Greylisting implements the old sender-pays spam filtering system by exploiting the SMTP system. It requires messages to be sent twice: the first time it's rejected with a try-again-later reply. This makes it the sender's responsibility to store the message and resend it --- this is the cost. As most spam engines aren't real SMTP servers, they usually don't bother to retry. Real messages, however, will arrive about half an hour late. (You then implement lots of optimisation so that you don't bother greylisting messages from known good senders, etc.)
Advantages? It's highly effective. It's completely standards-compliant. It's 100% safe; it won't lose ham unless an upstream mail server goes wrong. It can work before the message body is transmitted. It works against a lot of Outlook Express email viruses too. And, best of all, it's completely invisible to both sender and recipient: set it up, get it going, and it Just Works.
If you're interested, I strongly recommend the one wot I wrote<BLATANT ADVERTISING/>, because it's simple to set up and works on any MTA, but there are lots more around --- the earlier link is a major resource.
yawn. Baysian by itself doesn't work and isn't AI by CFD339 · 2004-07-11 04:17 · Score: 2, Informative

Baysian filters are bypassed just like any other. I'd bet most of us here have tried some form of adaptive filtering with varying results.

He's right in one key respect though -- spam is cheap to send, but spam DESTINATIONS (the links they try to get you to go to) are relatively expensive.

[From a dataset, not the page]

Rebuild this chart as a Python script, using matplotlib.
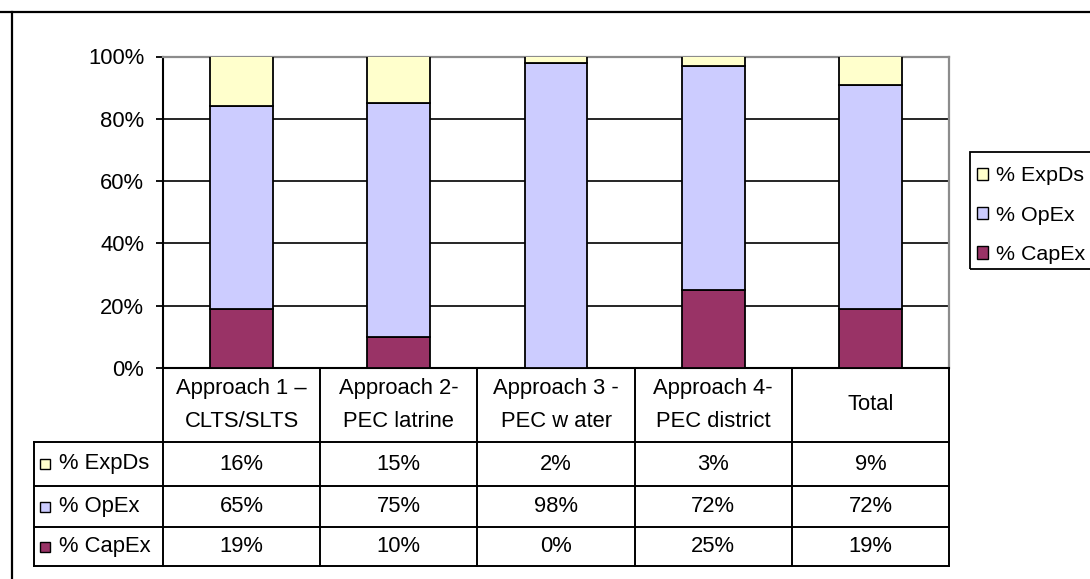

You can't registered a hundred thousand domains a day. While its cheap to get one or two, massive domain registration is an expensive proposition. That's currently, IMO, the best way to catch spam once you've gone through the bonehead catch of faked headers.

Personally, I do two stages: First, I catch the obvious stuff -- it says its from AOL.COM but didn't come from their published servers. duh.

Then, I take those "known spams" and search for the call to action link -- what url are they trying to send me to. Take the primary part of that (the domain, plus a little more) and make a list of "probable spam destinations".

I do the same thing with known good mail (mail from people I have sent mail to).

Now have I have good baysian fodder -- actual destination lists both good and bad.

Making a baysian list out of those results in a fairly accurate secondary filter.

Email inbound to me now goes through three checks:
1) have I sent you mail before (whitelist)
2) is this obvious bonehead spam
3) how many links in the message are to the same place as the ones in the bonehead spam?

This works to stop 98% of the 400+ spams a day that get sent at me with a very very low false positive ratio.

--
The problem with quotes on the internet, is that nobody bothers to check their veracity. -- Abraham Lincoln
Re:Is it any wonder it mimics humans??? by Jeremi · 2004-07-11 05:38 · Score: 2, Informative

spam does not evolve like an organism. Organisms slowly evolve while Spam content makes the occassional wild shift in both how and what is used to throw filters off the scent

Actually, "occasional wild shifts" are exactly how organisms evolve.

--

I don't care if it's 90,000 hectares. That lake was not my doing.
Qui Bono? Sue the ass off the profiteer by crovira · 2004-07-11 08:28 · Score: 2, Informative

Go after spammers' customers. If they have to pay $10,000 for every spam sent on their behalf, they'll soon stop,

Fuck the spammers. They are merely supplying in response a demand.

Dry up the demand by an internationally (I know of NO govm't who'd turn down money,) backed law making it illegal to have spam sent on your behalf.

The response to spam is NOT going to be technical.

--
MSBPodcast.com The opinions expressed here are my own. If you don't like 'em... Think up your own stuff.